PDF of the exponential of the sum of $N$ independent gaussian random variables

Question

Is it true that the PDF of the sum of independent gaussian and identical random variables is gaussian with mean $N\cdot\mu$ and variance $N \cdot \sigma^2$? And if so how do we get the PDF of the exponential of such a sum?

Answer 1

Let $x$and $y$ be Gaussian random variables; $x \sim \mathcal{N}(x; \mu_x, \sigma_x^2)$ and $y \sim \mathcal{N}(y; \mu_y, \sigma_y^2)$.

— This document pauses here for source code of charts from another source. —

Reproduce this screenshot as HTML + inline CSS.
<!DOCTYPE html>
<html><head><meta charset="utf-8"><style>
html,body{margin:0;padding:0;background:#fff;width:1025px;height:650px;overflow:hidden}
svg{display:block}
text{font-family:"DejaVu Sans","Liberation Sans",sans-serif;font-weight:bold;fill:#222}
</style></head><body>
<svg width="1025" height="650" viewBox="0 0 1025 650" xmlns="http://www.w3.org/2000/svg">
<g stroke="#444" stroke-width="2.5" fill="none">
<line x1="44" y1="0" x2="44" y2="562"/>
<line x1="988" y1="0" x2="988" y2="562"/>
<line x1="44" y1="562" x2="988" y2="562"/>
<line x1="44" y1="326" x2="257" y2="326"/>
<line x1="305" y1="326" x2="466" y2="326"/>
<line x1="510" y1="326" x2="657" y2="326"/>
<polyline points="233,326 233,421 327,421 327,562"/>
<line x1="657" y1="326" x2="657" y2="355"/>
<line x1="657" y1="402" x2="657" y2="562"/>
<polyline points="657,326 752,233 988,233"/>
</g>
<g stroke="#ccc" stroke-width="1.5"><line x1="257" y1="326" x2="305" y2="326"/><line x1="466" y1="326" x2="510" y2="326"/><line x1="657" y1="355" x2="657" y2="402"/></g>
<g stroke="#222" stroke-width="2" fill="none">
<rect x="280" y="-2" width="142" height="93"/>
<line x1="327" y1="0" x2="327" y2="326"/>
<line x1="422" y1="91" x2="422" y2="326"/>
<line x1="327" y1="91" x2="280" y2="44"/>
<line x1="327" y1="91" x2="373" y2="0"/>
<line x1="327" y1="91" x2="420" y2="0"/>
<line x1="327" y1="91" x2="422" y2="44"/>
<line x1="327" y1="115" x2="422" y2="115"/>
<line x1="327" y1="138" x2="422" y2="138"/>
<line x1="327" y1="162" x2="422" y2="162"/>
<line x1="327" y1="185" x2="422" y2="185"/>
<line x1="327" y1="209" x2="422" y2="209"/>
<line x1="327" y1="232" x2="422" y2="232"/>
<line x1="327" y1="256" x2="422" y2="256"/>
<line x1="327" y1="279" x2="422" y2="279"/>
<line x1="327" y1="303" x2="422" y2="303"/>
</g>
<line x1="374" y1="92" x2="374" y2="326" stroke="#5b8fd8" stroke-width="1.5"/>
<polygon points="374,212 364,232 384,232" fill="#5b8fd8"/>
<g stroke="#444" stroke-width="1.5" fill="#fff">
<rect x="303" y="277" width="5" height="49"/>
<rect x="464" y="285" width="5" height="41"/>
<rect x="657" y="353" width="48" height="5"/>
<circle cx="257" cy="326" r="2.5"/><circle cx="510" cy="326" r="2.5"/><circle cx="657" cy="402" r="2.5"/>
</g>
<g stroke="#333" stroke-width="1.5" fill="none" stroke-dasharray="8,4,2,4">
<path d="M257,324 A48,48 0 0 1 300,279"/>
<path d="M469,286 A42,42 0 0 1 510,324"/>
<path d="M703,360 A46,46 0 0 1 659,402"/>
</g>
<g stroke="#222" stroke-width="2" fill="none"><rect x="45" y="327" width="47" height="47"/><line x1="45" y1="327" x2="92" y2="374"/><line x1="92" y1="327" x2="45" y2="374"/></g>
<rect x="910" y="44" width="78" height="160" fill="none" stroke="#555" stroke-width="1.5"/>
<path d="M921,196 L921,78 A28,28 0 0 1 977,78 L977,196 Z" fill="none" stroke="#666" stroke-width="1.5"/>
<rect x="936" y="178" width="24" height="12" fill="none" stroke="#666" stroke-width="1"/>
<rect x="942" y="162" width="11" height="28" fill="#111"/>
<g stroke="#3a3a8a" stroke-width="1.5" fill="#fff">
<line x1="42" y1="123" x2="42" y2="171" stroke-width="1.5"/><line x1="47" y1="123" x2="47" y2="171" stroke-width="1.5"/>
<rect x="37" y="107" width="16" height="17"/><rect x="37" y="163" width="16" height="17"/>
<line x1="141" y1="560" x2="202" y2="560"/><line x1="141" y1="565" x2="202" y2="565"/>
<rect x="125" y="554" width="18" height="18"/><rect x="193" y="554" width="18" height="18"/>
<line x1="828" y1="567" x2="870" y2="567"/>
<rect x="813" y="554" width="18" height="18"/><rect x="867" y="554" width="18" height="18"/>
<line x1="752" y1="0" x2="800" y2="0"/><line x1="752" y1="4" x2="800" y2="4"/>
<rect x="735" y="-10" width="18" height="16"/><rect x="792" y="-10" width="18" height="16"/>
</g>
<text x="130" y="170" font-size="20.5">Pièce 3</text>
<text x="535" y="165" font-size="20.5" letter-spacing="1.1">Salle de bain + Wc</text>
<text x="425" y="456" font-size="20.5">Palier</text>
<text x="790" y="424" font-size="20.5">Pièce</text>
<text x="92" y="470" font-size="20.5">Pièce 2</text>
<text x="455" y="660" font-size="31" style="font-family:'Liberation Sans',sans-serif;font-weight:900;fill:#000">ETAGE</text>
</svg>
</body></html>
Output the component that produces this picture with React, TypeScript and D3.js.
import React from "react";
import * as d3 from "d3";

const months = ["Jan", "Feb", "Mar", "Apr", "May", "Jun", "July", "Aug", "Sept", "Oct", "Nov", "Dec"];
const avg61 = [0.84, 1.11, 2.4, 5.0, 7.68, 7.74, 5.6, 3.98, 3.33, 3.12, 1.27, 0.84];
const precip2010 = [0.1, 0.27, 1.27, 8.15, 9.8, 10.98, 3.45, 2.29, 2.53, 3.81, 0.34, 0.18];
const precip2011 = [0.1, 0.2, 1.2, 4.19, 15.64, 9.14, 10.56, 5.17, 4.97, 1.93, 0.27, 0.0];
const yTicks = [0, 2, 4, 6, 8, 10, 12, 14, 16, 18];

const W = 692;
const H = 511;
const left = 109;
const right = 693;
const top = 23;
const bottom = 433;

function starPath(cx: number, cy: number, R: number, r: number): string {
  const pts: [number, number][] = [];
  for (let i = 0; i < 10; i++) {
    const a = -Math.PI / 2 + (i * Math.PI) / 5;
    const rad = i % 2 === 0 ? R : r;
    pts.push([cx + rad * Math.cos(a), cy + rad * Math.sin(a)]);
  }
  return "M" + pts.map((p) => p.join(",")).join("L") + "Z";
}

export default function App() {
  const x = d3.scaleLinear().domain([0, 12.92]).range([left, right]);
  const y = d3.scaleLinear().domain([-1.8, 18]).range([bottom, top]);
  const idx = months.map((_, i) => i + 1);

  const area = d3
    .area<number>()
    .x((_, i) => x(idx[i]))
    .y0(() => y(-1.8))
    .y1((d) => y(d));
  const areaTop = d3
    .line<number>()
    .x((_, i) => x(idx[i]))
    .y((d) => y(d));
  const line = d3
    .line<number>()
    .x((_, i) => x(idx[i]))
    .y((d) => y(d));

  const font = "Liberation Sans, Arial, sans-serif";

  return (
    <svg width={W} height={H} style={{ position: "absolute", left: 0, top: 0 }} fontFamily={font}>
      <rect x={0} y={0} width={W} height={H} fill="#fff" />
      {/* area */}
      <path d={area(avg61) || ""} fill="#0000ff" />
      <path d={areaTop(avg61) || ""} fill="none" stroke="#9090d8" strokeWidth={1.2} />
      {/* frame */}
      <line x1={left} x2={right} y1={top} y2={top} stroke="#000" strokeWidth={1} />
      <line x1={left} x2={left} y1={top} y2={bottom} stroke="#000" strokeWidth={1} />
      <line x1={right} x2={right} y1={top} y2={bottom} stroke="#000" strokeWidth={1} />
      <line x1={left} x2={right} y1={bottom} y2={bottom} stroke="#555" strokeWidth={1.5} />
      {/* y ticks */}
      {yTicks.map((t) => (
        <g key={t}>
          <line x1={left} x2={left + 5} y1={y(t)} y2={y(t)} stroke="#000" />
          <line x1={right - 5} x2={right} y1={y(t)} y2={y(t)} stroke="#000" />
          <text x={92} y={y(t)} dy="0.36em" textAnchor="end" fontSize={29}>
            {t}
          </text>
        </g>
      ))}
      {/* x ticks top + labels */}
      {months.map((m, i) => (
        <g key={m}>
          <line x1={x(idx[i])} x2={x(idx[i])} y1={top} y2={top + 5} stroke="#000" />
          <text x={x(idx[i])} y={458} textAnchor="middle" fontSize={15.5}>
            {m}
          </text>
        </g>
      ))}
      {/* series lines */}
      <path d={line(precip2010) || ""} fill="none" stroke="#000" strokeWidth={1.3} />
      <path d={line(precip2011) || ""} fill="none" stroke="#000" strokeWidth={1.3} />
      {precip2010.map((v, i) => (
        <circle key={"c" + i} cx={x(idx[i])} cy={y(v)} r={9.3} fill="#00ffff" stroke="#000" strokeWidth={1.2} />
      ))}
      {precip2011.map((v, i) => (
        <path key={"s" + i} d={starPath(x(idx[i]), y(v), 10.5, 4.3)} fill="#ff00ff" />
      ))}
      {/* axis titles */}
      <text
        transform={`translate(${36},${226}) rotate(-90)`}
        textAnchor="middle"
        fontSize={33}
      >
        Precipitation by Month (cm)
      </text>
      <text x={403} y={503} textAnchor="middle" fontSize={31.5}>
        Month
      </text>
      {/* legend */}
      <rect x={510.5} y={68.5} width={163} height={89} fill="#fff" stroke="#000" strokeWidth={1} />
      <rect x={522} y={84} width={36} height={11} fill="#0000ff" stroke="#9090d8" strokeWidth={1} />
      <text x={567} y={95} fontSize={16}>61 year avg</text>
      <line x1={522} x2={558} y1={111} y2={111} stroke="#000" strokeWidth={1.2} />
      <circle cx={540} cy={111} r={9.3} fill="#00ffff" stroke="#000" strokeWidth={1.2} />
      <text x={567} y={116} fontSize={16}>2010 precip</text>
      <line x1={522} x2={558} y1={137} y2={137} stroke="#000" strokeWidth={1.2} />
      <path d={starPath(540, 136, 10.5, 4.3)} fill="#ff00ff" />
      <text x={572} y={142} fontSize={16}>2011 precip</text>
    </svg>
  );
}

We know the Gaussian random variable's PDF is an exponential function. For instance:

$$ p(x) = \frac{e^{-\frac{1}{2\sigma_x^2}(x-\mu_x)^2}}{\sqrt{2\pi} \sigma_x}, $$

and similarly for $p(y)$.

Then, consider the sum $z = x + y$.

PDF of $z$ is a joint PDF of $x$ and $y$ and by independence,

$p(z) = p(x,y) = p(x)\cdot p(y)$.

We see then $p(z)$ will be a multiplication of two exponentials $p(x)$ and $p(y)$ and you know that exponents will add up to form a new exponential function.

By performing the completion of squares, you will get a new PDF that looks just like a Gaussian PDF with mean $\mu_z$ and the variance $\sigma_z^2$.

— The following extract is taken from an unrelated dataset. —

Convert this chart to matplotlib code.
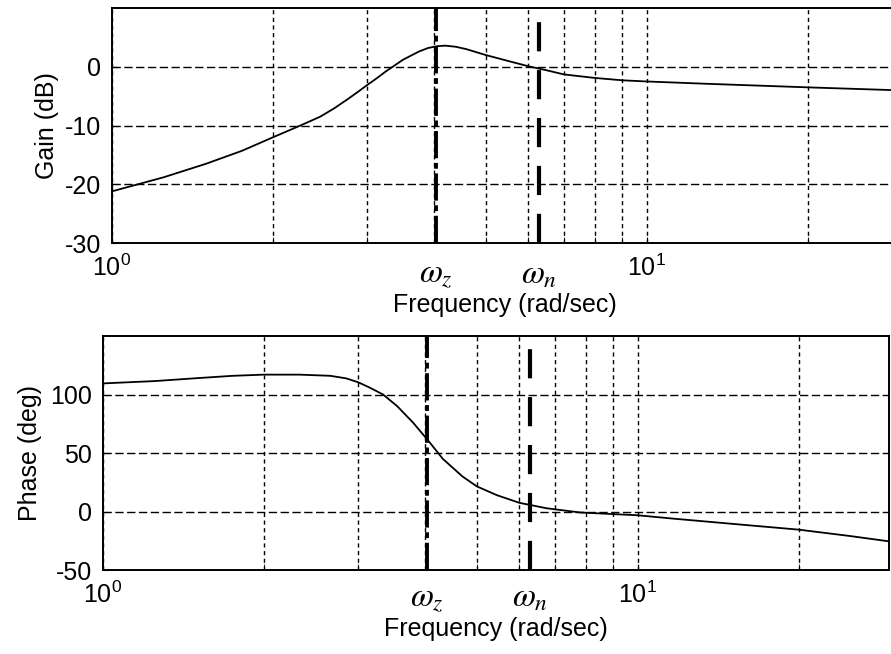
import numpy as np
import matplotlib
matplotlib.use('Agg')
import matplotlib.pyplot as plt

plt.rcParams['font.family'] = ['Liberation Sans', 'DejaVu Sans']
plt.rcParams['mathtext.fontset'] = 'stix'
plt.rcParams['axes.unicode_minus'] = False

# values
gain_freq = [1, 1.25, 1.5, 1.75, 2, 2.25, 2.45, 2.6, 2.75, 2.9, 3, 3.1, 3.25, 3.5,
             3.75, 3.9, 4.05, 4.2, 4.4, 4.6, 5, 5.5, 6, 6.5, 7, 8, 9, 10, 13, 20, 29.5]
gain_db = [-21.2, -18.8, -16.5, -14.3, -12.0, -10.0, -8.5, -7.1, -5.6, -4.1, -3.1,
           -2.2, -0.8, 1.2, 2.6, 3.2, 3.5, 3.6, 3.4, 3.0, 2.0, 1.0, 0.1, -0.6, -1.3,
           -1.9, -2.3, -2.5, -2.9, -3.5, -4.0]

phase_freq = [1, 1.25, 1.5, 1.75, 2, 2.33, 2.66, 2.85, 3, 3.15, 3.34, 3.55, 3.8,
              4.05, 4.32, 4.7, 5, 5.45, 6, 6.75, 7.8, 9, 10, 11.6, 15, 20, 25, 29.5]
phase_deg = [109.5, 111.5, 114, 116, 117, 117, 116, 113.8, 110.5, 106, 100, 90, 76,
             61, 45, 30, 21.5, 14, 7.5, 2.8, -0.8, -2.2, -3.2, -6, -10.5, -15.5,
             -21, -25.5]

w_z = 4.03
w_n = 6.3

gain_ticks = [-30, -20, -10, 0]
phase_ticks = [-50, 0, 50, 100]
minor_freqs = [2, 3, 4, 5, 6, 7, 8, 9, 20]


def style_axis(ax, yticks, ylim, xpad, wy):
    ax.set_xscale('log')
    ax.set_xlim(1, 29.5)
    ax.set_ylim(*ylim)
    ax.set_yticks(yticks)
    ax.set_xticks([1, 10])
    ax.set_xticklabels([r'$\mathdefault{10^{0}}$', r'$\mathdefault{10^{1}}$'])
    ax.set_xticks(minor_freqs, minor=True)
    ax.xaxis.set_minor_formatter(matplotlib.ticker.NullFormatter())
    ax.tick_params(axis='both', which='both', direction='in', length=4,
                   labelsize=18, pad=8, colors='black')
    ax.grid(True, axis='y', color='black', linewidth=1.0, linestyle=(0, (6, 2.5)))
    ax.grid(True, axis='x', which='both', color='black', linewidth=1.0,
            linestyle=(0, (3, 2.5)))
    for sp in ax.spines.values():
        sp.set_linewidth(1.4)
    ax.set_xlabel('Frequency (rad/sec)', fontsize=18, labelpad=xpad)
    # natural frequency markers
    ax.axvline(w_z, color='black', linewidth=2.8, dashes=(7, 1.2, 1.5, 1.2))
    ax.axvline(w_n, color='black', linewidth=3.0, dashes=(7, 4.5))
    tr = ax.get_xaxis_transform()
    ax.text(w_z, wy, r'$\omega_z$', transform=tr, ha='center', va='center',
            fontsize=24)
    ax.text(w_n, wy, r'$\omega_n$', transform=tr, ha='center', va='center',
            fontsize=24)


fig = plt.figure(figsize=(8.91, 6.54), dpi=100)
ax1 = fig.add_axes([0.1257, 0.6284, 0.8822, 0.3593])
ax2 = fig.add_axes([0.1156, 0.1284, 0.8822, 0.3578])

ax1.plot(gain_freq, gain_db, color='black', linewidth=1.3)
style_axis(ax1, gain_ticks, (-30, 10), 9, -0.135)
ax1.set_ylabel('Gain (dB)', fontsize=18, labelpad=4)

ax2.plot(phase_freq, phase_deg, color='black', linewidth=1.3)
style_axis(ax2, phase_ticks, (-50, 150), 7, -0.12)
ax2.set_ylabel('Phase (deg)', fontsize=18, labelpad=6)

fig.savefig('out.png', dpi=100)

Now, for independent gaussian, these can be computed as follows:

$$ \mu_z = \mathbb{E}[z] = \mathbb{E}[x + y] = \mathbb{E}[x] + \mathbb{E}[y] = \mu_x + \mu_y, $$ $$ \sigma_z^2 = var[z] = var[x + y] = var[x] + var[y] = \sigma_x^2 + \sigma_y^2. $$

Assume now that $x$ and $y$ are actually identical random variables. Then, the above will be $N\mu$ and $N\sigma^2$ for $N$ identical independent Gaussian random variables.

Then, you can write now the PDF of $z$ just like how you would write the PDF for any Gaussian random variable:

$$ p(z) = \frac{e^{-\frac{1}{2\sigma_z^2}(z-\mu_z)^2}}{\sqrt{2\pi} \sigma_z}, $$

or more explicitly to your question, let $X$ be the sum of independent identical Gaussian random variables $x_i$ for $i = 1$ to $i = N$ so that $X = \sum_{i=1}^{N}{x_i}$ and each $x_i$ having the mean and the variance as $\mu_x$ and $\sigma_x$. $$ p(X) = \frac{e^{-\frac{1}{2N\sigma_x^2}(X-N\mu_x)^2}}{\sqrt{2\pi N} \sigma_x}, $$

Answer 2

Let $S=\sum X_k$. The cdf for $e^S$ can be expressed as $F(x)=P(e^S\le x)=P(S\le ln(x))=\frac{1}{\sqrt{2\pi N}\sigma}\int\limits_{-\infty}^{ln(x)}e^{-\frac{(u-N\mu)^2}{2N\sigma^2}}du$
Thus the pdf $f(x)=\frac{1}{\sqrt{2\pi N}x\sigma}e^{-\frac{(ln(x)-N\mu)^2}{2N\sigma^2}}$